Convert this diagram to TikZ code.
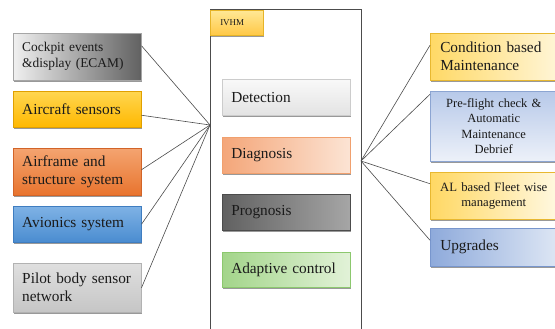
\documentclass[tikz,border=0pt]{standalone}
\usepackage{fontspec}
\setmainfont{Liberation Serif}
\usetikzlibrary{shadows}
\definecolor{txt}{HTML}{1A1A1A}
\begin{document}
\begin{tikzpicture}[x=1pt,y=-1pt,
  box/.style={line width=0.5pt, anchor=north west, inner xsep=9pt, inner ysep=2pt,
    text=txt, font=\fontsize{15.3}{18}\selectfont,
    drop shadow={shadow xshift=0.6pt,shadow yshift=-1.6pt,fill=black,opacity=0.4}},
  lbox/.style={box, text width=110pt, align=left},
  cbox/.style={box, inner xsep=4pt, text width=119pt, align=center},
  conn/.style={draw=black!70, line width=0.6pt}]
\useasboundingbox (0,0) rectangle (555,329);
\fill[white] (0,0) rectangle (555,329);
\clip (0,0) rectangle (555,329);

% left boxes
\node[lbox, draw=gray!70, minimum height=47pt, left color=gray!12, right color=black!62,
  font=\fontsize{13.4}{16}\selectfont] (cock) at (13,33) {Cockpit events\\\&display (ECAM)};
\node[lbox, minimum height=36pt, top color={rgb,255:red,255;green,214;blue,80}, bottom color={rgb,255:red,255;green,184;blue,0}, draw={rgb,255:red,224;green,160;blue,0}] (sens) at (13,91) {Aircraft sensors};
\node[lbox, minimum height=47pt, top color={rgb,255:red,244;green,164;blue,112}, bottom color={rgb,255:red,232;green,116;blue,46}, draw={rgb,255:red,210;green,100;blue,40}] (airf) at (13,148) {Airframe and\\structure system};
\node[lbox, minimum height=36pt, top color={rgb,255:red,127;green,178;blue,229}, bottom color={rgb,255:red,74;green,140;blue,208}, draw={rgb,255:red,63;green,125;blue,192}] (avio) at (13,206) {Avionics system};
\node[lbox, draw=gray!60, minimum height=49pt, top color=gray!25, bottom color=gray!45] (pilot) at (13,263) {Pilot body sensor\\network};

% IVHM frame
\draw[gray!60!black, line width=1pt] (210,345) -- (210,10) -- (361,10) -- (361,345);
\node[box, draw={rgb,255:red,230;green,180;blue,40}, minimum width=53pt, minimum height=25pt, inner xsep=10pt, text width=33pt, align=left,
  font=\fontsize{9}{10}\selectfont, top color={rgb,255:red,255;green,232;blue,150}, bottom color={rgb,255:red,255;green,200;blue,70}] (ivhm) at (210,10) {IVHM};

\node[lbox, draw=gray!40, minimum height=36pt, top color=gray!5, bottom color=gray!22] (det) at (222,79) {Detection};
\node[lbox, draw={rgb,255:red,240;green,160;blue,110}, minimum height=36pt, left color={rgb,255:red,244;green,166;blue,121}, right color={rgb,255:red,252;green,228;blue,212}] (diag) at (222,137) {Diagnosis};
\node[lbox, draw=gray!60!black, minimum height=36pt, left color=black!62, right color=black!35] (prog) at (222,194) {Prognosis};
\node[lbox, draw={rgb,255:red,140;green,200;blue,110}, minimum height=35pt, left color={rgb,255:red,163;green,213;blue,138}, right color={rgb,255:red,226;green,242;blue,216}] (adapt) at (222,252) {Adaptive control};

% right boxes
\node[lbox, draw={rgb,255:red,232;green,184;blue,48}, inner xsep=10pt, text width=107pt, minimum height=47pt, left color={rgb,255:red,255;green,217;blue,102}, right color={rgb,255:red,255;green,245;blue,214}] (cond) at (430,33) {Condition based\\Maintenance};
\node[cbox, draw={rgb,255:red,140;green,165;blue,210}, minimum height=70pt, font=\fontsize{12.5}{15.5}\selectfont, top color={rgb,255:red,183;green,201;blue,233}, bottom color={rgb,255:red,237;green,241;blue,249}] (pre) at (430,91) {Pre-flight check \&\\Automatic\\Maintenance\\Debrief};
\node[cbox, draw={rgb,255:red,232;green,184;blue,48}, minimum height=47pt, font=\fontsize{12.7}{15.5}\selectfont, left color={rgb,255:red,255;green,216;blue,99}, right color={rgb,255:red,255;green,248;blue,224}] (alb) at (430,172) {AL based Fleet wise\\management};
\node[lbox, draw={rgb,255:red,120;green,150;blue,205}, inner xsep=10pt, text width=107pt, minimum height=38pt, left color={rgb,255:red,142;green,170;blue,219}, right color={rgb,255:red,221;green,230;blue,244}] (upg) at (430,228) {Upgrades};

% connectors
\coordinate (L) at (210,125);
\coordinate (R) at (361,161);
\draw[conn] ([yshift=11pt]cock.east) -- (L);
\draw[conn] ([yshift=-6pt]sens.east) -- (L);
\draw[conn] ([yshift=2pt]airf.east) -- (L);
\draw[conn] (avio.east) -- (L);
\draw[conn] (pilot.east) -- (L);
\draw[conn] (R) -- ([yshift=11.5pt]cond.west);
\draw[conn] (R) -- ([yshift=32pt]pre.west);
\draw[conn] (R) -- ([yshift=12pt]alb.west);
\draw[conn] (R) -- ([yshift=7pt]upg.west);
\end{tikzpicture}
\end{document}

PROBLEM TO WORK ON →
Keep the pictures out of the copy and return the rest of the data above exactly.

SOLUTION FOR THIS EXERCISE →
Convert this diagram to TikZ code.
\documentclass[tikz,border=0pt]{standalone}
\usepackage{fontspec}
\setmainfont{Liberation Serif}
\usetikzlibrary{shadows}
\definecolor{txt}{HTML}{1A1A1A}
\begin{document}
\begin{tikzpicture}[x=1pt,y=-1pt,
  box/.style={line width=0.5pt, anchor=north west, inner xsep=9pt, inner ysep=2pt,
    text=txt, font=\fontsize{15.3}{18}\selectfont,
    drop shadow={shadow xshift=0.6pt,shadow yshift=-1.6pt,fill=black,opacity=0.4}},
  lbox/.style={box, text width=110pt, align=left},
  cbox/.style={box, inner xsep=4pt, text width=119pt, align=center},
  conn/.style={draw=black!70, line width=0.6pt}]
\useasboundingbox (0,0) rectangle (555,329);
\fill[white] (0,0) rectangle (555,329);
\clip (0,0) rectangle (555,329);

% left boxes
\node[lbox, draw=gray!70, minimum height=47pt, left color=gray!12, right color=black!62,
  font=\fontsize{13.4}{16}\selectfont] (cock) at (13,33) {Cockpit events\\\&display (ECAM)};
\node[lbox, minimum height=36pt, top color={rgb,255:red,255;green,214;blue,80}, bottom color={rgb,255:red,255;green,184;blue,0}, draw={rgb,255:red,224;green,160;blue,0}] (sens) at (13,91) {Aircraft sensors};
\node[lbox, minimum height=47pt, top color={rgb,255:red,244;green,164;blue,112}, bottom color={rgb,255:red,232;green,116;blue,46}, draw={rgb,255:red,210;green,100;blue,40}] (airf) at (13,148) {Airframe and\\structure system};
\node[lbox, minimum height=36pt, top color={rgb,255:red,127;green,178;blue,229}, bottom color={rgb,255:red,74;green,140;blue,208}, draw={rgb,255:red,63;green,125;blue,192}] (avio) at (13,206) {Avionics system};
\node[lbox, draw=gray!60, minimum height=49pt, top color=gray!25, bottom color=gray!45] (pilot) at (13,263) {Pilot body sensor\\network};

% IVHM frame
\draw[gray!60!black, line width=1pt] (210,345) -- (210,10) -- (361,10) -- (361,345);
\node[box, draw={rgb,255:red,230;green,180;blue,40}, minimum width=53pt, minimum height=25pt, inner xsep=10pt, text width=33pt, align=left,
  font=\fontsize{9}{10}\selectfont, top color={rgb,255:red,255;green,232;blue,150}, bottom color={rgb,255:red,255;green,200;blue,70}] (ivhm) at (210,10) {IVHM};

\node[lbox, draw=gray!40, minimum height=36pt, top color=gray!5, bottom color=gray!22] (det) at (222,79) {Detection};
\node[lbox, draw={rgb,255:red,240;green,160;blue,110}, minimum height=36pt, left color={rgb,255:red,244;green,166;blue,121}, right color={rgb,255:red,252;green,228;blue,212}] (diag) at (222,137) {Diagnosis};
\node[lbox, draw=gray!60!black, minimum height=36pt, left color=black!62, right color=black!35] (prog) at (222,194) {Prognosis};
\node[lbox, draw={rgb,255:red,140;green,200;blue,110}, minimum height=35pt, left color={rgb,255:red,163;green,213;blue,138}, right color={rgb,255:red,226;green,242;blue,216}] (adapt) at (222,252) {Adaptive control};

% right boxes
\node[lbox, draw={rgb,255:red,232;green,184;blue,48}, inner xsep=10pt, text width=107pt, minimum height=47pt, left color={rgb,255:red,255;green,217;blue,102}, right color={rgb,255:red,255;green,245;blue,214}] (cond) at (430,33) {Condition based\\Maintenance};
\node[cbox, draw={rgb,255:red,140;green,165;blue,210}, minimum height=70pt, font=\fontsize{12.5}{15.5}\selectfont, top color={rgb,255:red,183;green,201;blue,233}, bottom color={rgb,255:red,237;green,241;blue,249}] (pre) at (430,91) {Pre-flight check \&\\Automatic\\Maintenance\\Debrief};
\node[cbox, draw={rgb,255:red,232;green,184;blue,48}, minimum height=47pt, font=\fontsize{12.7}{15.5}\selectfont, left color={rgb,255:red,255;green,216;blue,99}, right color={rgb,255:red,255;green,248;blue,224}] (alb) at (430,172) {AL based Fleet wise\\management};
\node[lbox, draw={rgb,255:red,120;green,150;blue,205}, inner xsep=10pt, text width=107pt, minimum height=38pt, left color={rgb,255:red,142;green,170;blue,219}, right color={rgb,255:red,221;green,230;blue,244}] (upg) at (430,228) {Upgrades};

% connectors
\coordinate (L) at (210,125);
\coordinate (R) at (361,161);
\draw[conn] ([yshift=11pt]cock.east) -- (L);
\draw[conn] ([yshift=-6pt]sens.east) -- (L);
\draw[conn] ([yshift=2pt]airf.east) -- (L);
\draw[conn] (avio.east) -- (L);
\draw[conn] (pilot.east) -- (L);
\draw[conn] (R) -- ([yshift=11.5pt]cond.west);
\draw[conn] (R) -- ([yshift=32pt]pre.west);
\draw[conn] (R) -- ([yshift=12pt]alb.west);
\draw[conn] (R) -- ([yshift=7pt]upg.west);
\end{tikzpicture}
\end{document}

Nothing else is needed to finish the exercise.